**Stated problem:**
A single run of lines is to be printed exactly: starting at the line with "Clone this chart in Bokeh." and ending at the line with "0.167, 0.127, 0.081]", both included. Leave the pictures out.

**Exercise inputs:**
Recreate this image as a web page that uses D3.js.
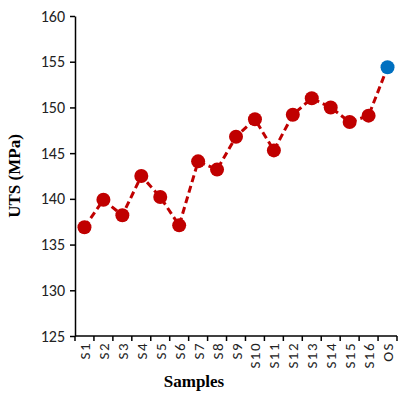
<!DOCTYPE html>
<html>
<head>
<meta charset="utf-8">
<script src="https://cdn.jsdelivr.net/npm/d3@7"></script>
<style>
  body { margin: 0; background: #fff; }
</style>
</head>
<body>
<script>
var samples = ['S1','S2','S3','S4','S5','S6','S7','S8','S9','S10','S11','S12','S13','S14','S15','S16','OS'];
var uts = [136.9, 139.9, 138.2, 142.5, 140.2, 137.1, 144.1, 143.2, 146.8, 148.7, 145.3, 149.2, 151.0, 150.0, 148.4, 149.1, 154.4];
var yTicks = [125, 130, 135, 140, 145, 150, 155, 160];

var w = 407, h = 399;
var plotLeft = 75, plotRight = 397, plotTop = 16, plotBottom = 336;

var svg = d3.select('body').append('svg').attr('width', w).attr('height', h);

var x = d3.scaleBand().domain(samples).range([plotLeft, plotRight]);
var y = d3.scaleLinear().domain([125, 160]).range([plotBottom, plotTop]);

// y axis
var yAxis = svg.append('g')
  .attr('transform', 'translate(' + plotLeft + ',0)')
  .call(d3.axisLeft(y).tickValues(yTicks).tickSize(5).tickPadding(5).tickSizeOuter(0));
yAxis.select('.domain').attr('stroke', '#000').attr('stroke-width', 1.5);
yAxis.selectAll('.tick line').attr('stroke-width', 1.5);
yAxis.selectAll('text').attr('font-family', 'Carlito, Calibri, "Open Sans", sans-serif').attr('font-size', 16).attr('fill', '#222');

// x axis, ticks at band edges like Excel
var xg = svg.append('g').attr('transform', 'translate(0,' + plotBottom + ')');
xg.append('line').attr('x1', plotLeft).attr('x2', plotRight).attr('stroke', '#000').attr('stroke-width', 1.5);
var edges = samples.map(function(d) { return x(d); }).concat([plotRight]);
xg.selectAll('.xt').data(edges).enter().append('line')
  .attr('x1', function(d) { return d; }).attr('x2', function(d) { return d; })
  .attr('y1', 0).attr('y2', 5).attr('stroke', '#000').attr('stroke-width', 1.5);
xg.selectAll('.xl').data(samples).enter().append('text')
  .attr('transform', function(d) { return 'translate(' + (x(d) + x.bandwidth() / 2 + 5.5) + ',6) rotate(-90)'; })
  .attr('text-anchor', 'end')
  .attr('font-family', 'Carlito, Calibri, "Open Sans", sans-serif')
  .attr('font-size', 15)
  .attr('letter-spacing', 1.5)
  .attr('fill', '#222')
  .text(function(d) { return d; });

// line
var cx = function(d, i) { return x(samples[i]) + x.bandwidth() / 2; };
var line = d3.line().x(function(d, i) { return cx(d, i); }).y(function(d) { return y(d); });
svg.append('path').datum(uts)
  .attr('d', line)
  .attr('fill', 'none')
  .attr('stroke', '#C00000')
  .attr('stroke-width', 3)
  .attr('stroke-dasharray', '7,4');

svg.selectAll('circle').data(uts).enter().append('circle')
  .attr('cx', cx)
  .attr('cy', function(d) { return y(d); })
  .attr('r', 7)
  .attr('fill', function(d, i) { return samples[i] === 'OS' ? '#0070C0' : '#C00000'; });

// titles
svg.append('text')
  .attr('transform', 'translate(20,' + ((plotTop + plotBottom) / 2) + ') rotate(-90)')
  .attr('text-anchor', 'middle')
  .attr('font-family', '"Liberation Serif", "Times New Roman", serif')
  .attr('font-weight', 'bold')
  .attr('font-size', 17)
  .text('UTS (MPa)');

svg.append('text')
  .attr('x', 194).attr('y', 387)
  .attr('text-anchor', 'middle')
  .attr('font-family', '"Liberation Serif", "Times New Roman", serif')
  .attr('font-weight', 'bold')
  .attr('font-size', 17)
  .text('Samples');
</script>
</body>
</html>
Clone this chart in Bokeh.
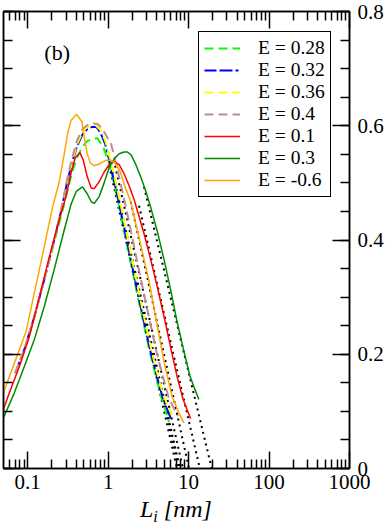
from bokeh.plotting import figure
from bokeh.layouts import column
from bokeh.models import (LinearAxis, LogAxis, FixedTicker, SingleIntervalTicker,
                          Label, Legend, LegendItem, Div)
from bokeh.embed import file_html
from bokeh.resources import INLINE

# ---------------- data ----------------
# E = 0.28 (green dashed)
x_e028 = [0.070, 0.091, 0.121, 0.161, 0.214, 0.262, 0.310, 0.358, 0.413, 0.476, 0.549, 0.633,
          0.737, 0.867, 1.029, 1.187, 1.369, 1.624, 1.928, 2.288, 2.715, 3.223, 3.823, 4.538, 5.702]
y_e028 = [0.167, 0.209, 0.266, 0.331, 0.397, 0.444, 0.484, 0.520, 0.545, 0.563, 0.573, 0.577,
          0.578, 0.563, 0.534, 0.498, 0.458, 0.407, 0.357, 0.306, 0.258, 0.210, 0.167, 0.127, 0.081]

# E = 0.32 (blue dash-dot)
x_e032 = [0.070, 0.091, 0.121, 0.161, 0.214, 0.262, 0.310, 0.358, 0.413, 0.476, 0.549, 0.633,
          0.710, 0.796, 0.918, 1.059, 1.221, 1.408, 1.671, 1.983, 2.354, 2.794, 3.316, 3.934, 4.805, 6.04]
y_e032 = [0.167, 0.209, 0.266, 0.331, 0.401, 0.453, 0.502, 0.537, 0.565, 0.584, 0.594, 0.598,
          0.598, 0.589, 0.568, 0.533, 0.495, 0.456, 0.406, 0.355, 0.305, 0.256, 0.208, 0.167, 0.122, 0.087]

# E = 0.36 (yellow dashed)
x_e036 = [0.070, 0.091, 0.121, 0.161, 0.214, 0.262, 0.310, 0.358, 0.413, 0.476, 0.549, 0.633,
          0.710, 0.796, 0.918, 1.059, 1.221, 1.408, 1.671, 1.983, 2.354, 2.794, 3.316, 3.934, 4.805, 6.212]
y_e036 = [0.167, 0.209, 0.266, 0.331, 0.401, 0.455, 0.506, 0.540, 0.568, 0.588, 0.598, 0.600,
          0.600, 0.593, 0.574, 0.542, 0.505, 0.467, 0.416, 0.366, 0.315, 0.265, 0.218, 0.174, 0.130, 0.093]

# E = 0.4 (rosy brown dashed)
x_e040 = [0.070, 0.091, 0.121, 0.161, 0.214, 0.262, 0.310, 0.358, 0.413, 0.476, 0.549, 0.633,
          0.737, 0.843, 0.972, 1.089, 1.256, 1.449, 1.671, 1.983, 2.354, 2.794, 3.316, 3.934, 4.668, 5.702, 7.37]
y_e040 = [0.167, 0.209, 0.266, 0.331, 0.401, 0.455, 0.507, 0.545, 0.575, 0.594, 0.601, 0.604,
          0.603, 0.595, 0.580, 0.568, 0.533, 0.495, 0.456, 0.406, 0.355, 0.305, 0.256, 0.208, 0.167, 0.122, 0.092]

# E = 0.1 (red solid)
x_e01 = [0.05, 0.059, 0.079, 0.105, 0.140, 0.186, 0.247, 0.299, 0.348, 0.390, 0.446, 0.490, 0.549,
         0.616, 0.671, 0.774, 0.892, 1.029, 1.187, 1.369, 1.578, 1.820, 2.100, 2.422, 2.794, 3.223,
         3.715, 4.286, 5.188, 6.037, 7.161, 8.499, 10.59]
y_e01 = [0.104, 0.132, 0.179, 0.231, 0.301, 0.371, 0.436, 0.476, 0.519, 0.544, 0.553, 0.540, 0.511,
         0.491, 0.490, 0.502, 0.519, 0.532, 0.537, 0.532, 0.516, 0.495, 0.471, 0.441, 0.411, 0.377,
         0.342, 0.305, 0.253, 0.209, 0.162, 0.122, 0.087]

# E = 0.3 (dark green solid)
x_e03 = [0.05, 0.068, 0.091, 0.121, 0.161, 0.214, 0.285, 0.345, 0.401, 0.480, 0.549, 0.616, 0.671,
         0.774, 0.892, 1.029, 1.187, 1.369, 1.578, 1.735, 1.928, 2.223, 2.565, 2.958, 3.412, 4.083,
         4.944, 6.037, 7.161, 8.745, 10.38, 11.63, 13.42]
y_e03 = [0.089, 0.132, 0.179, 0.226, 0.284, 0.349, 0.418, 0.462, 0.485, 0.493, 0.481, 0.467, 0.464,
         0.476, 0.500, 0.527, 0.542, 0.551, 0.554, 0.554, 0.549, 0.531, 0.509, 0.484, 0.455, 0.415,
         0.366, 0.310, 0.258, 0.205, 0.162, 0.143, 0.121]

# E = -0.6 (orange solid)
x_em06 = [0.05, 0.068, 0.0955, 0.140, 0.204, 0.247, 0.285, 0.313, 0.345, 0.405, 0.472, 0.504, 0.549,
          0.598, 0.671, 0.774, 0.918, 1.059, 1.221, 1.408, 1.624, 1.911, 2.422, 3.223, 4.083, 5.087,
          6.212, 7.583, 8.745]
y_em06 = [0.133, 0.184, 0.240, 0.349, 0.458, 0.502, 0.551, 0.586, 0.609, 0.620, 0.607, 0.580, 0.551,
          0.535, 0.530, 0.533, 0.539, 0.540, 0.535, 0.520, 0.493, 0.467, 0.404, 0.328, 0.249, 0.179,
          0.127, 0.097, 0.080]

# straight-line fits of the tails (black dotted), start and zero crossing
fit_x = {"0.28": [1.03, 7.16], "0.32": [1.06, 7.58], "0.36": [1.09, 7.80], "0.4": [1.22, 8.50],
         "0.1": [2.42, 13.8], "0.3": [2.79, 19.4], "-0.6": [1.91, 10.1]}
fit_y = {"0.28": [0.53, 0.0], "0.32": [0.53, 0.0], "0.36": [0.53, 0.0], "0.4": [0.53, 0.0],
         "0.1": [0.46, 0.0], "0.3": [0.493, 0.0], "-0.6": [0.467, 0.0]}

x_major = [0.1, 1, 10, 100, 1000]
x_labels = ["0.1", "1", "10", "100", "1000"]

# ---------------- figure ----------------
FONT = "Liberation Serif"

p = figure(width=386, height=498, x_axis_type="log", x_range=(0.05, 1000), y_range=(0, 0.8),
           y_axis_location="right", output_backend="svg", toolbar_location=None,
           min_border_left=3, min_border_top=11, min_border_bottom=30, min_border_right=0)
p.xgrid.visible = False
p.ygrid.visible = False
p.outline_line_color = "black"
p.outline_line_width = 1.5
p.background_fill_color = "white"
p.border_fill_color = "white"

minor_x = [m * 10.0 ** e for e in range(-2, 3) for m in range(2, 10)]
minor_x = [v for v in minor_x if 0.05 < v < 1000]


def style_axis(ax, labels=True):
    ax.axis_line_color = "black"
    ax.axis_line_width = 1.5
    ax.major_tick_line_color = "black"
    ax.minor_tick_line_color = "black"
    ax.major_tick_line_width = 1.5
    ax.minor_tick_line_width = 1.5
    ax.major_tick_in = 17
    ax.major_tick_out = 0
    ax.minor_tick_in = 9
    ax.minor_tick_out = 0
    if labels:
        ax.major_label_text_font = FONT
        ax.major_label_text_font_size = "21px"
        ax.major_label_text_color = "black"
    else:
        ax.major_label_text_font_size = "1px"
        ax.major_label_text_alpha = 0
        ax.major_label_standoff = 0


xb = p.below[0]
xb.ticker = FixedTicker(ticks=x_major, minor_ticks=minor_x)
xb.major_label_overrides = {t: s for t, s in zip(x_major, x_labels)}
style_axis(xb)
xb.major_label_standoff = 6

yr = p.right[0]
yr.ticker = SingleIntervalTicker(interval=0.2, num_minor_ticks=4)
yr.major_label_overrides = {0: "0"}
style_axis(yr)
yr.major_label_standoff = 8

yl = LinearAxis(ticker=SingleIntervalTicker(interval=0.2, num_minor_ticks=4))
style_axis(yl, labels=False)
p.add_layout(yl, "left")

xt = LogAxis(ticker=FixedTicker(ticks=x_major, minor_ticks=minor_x))
xt.major_label_overrides = {t: s for t, s in zip(x_major, x_labels)}
style_axis(xt, labels=False)
p.add_layout(xt, "above")

# fits (dotted black)
for k in fit_x:
    p.line(fit_x[k], fit_y[k], line_color="black", line_width=2, line_dash="2 4")

series = [
    ("E = 0.28", x_e028, y_e028, "#00ff00", "9 5", 2),
    ("E = 0.32", x_e032, y_e032, "#0000ff", "12 3 13 3 3 3", 2),
    ("E = 0.36", x_e036, y_e036, "#ffff00", "9 5", 2),
    ("E = 0.4", x_e040, y_e040, "#bc8f8f", "9 5", 2),
    ("E = 0.1", x_e01, y_e01, "#ff0000", "solid", 1.5),
    ("E = 0.3", x_e03, y_e03, "#008b00", "solid", 1.5),
    ("E = -0.6", x_em06, y_em06, "#ffa500", "solid", 1.5),
]
items = []
for name, xs, ys, col, dash, lw in series:
    r = p.line(xs, ys, line_color=col, line_width=lw, line_dash=dash)
    items.append(LegendItem(label=name, renderers=[r]))

legend = Legend(items=items, location=(195, 271), padding=5, spacing=0,
                label_height=22, glyph_height=22, glyph_width=36, label_standoff=18,
                label_text_font=FONT, label_text_font_size="19.5px", label_text_color="black",
                border_line_color="black", border_line_width=1.5, border_line_alpha=1,
                background_fill_color="white", background_fill_alpha=1)
p.add_layout(legend, "center")

p.add_layout(Label(x=0.161, y=0.729, text="(b)", text_font=FONT, text_font_size="22px",
                   text_color="black", text_baseline="alphabetic", text_align="left"))

# axis title  L_i [nm]  (HTML text below the plot)
xlabel = Div(
    text=('<span style="font-family:\'Liberation Serif\',serif; font-style:italic; '
          'font-size:24px; line-height:22px; color:black; white-space:nowrap;">L'
          '<span style="font-size:16px; position:relative; top:5px;">i</span>'
          '&nbsp;[nm]</span>'),
    width=386, height=24, margin=(0, 0, 0, 0),
    styles={"padding-left": "140px", "line-height": "22px"})

layout = column(p, xlabel, spacing=0)
open("out.html", "w").write(file_html(layout, INLINE))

**Complete answer:**
Clone this chart in Bokeh.
from bokeh.plotting import figure
from bokeh.layouts import column
from bokeh.models import (LinearAxis, LogAxis, FixedTicker, SingleIntervalTicker,
                          Label, Legend, LegendItem, Div)
from bokeh.embed import file_html
from bokeh.resources import INLINE

# ---------------- data ----------------
# E = 0.28 (green dashed)
x_e028 = [0.070, 0.091, 0.121, 0.161, 0.214, 0.262, 0.310, 0.358, 0.413, 0.476, 0.549, 0.633,
          0.737, 0.867, 1.029, 1.187, 1.369, 1.624, 1.928, 2.288, 2.715, 3.223, 3.823, 4.538, 5.702]
y_e028 = [0.167, 0.209, 0.266, 0.331, 0.397, 0.444, 0.484, 0.520, 0.545, 0.563, 0.573, 0.577,
          0.578, 0.563, 0.534, 0.498, 0.458, 0.407, 0.357, 0.306, 0.258, 0.210, 0.167, 0.127, 0.081]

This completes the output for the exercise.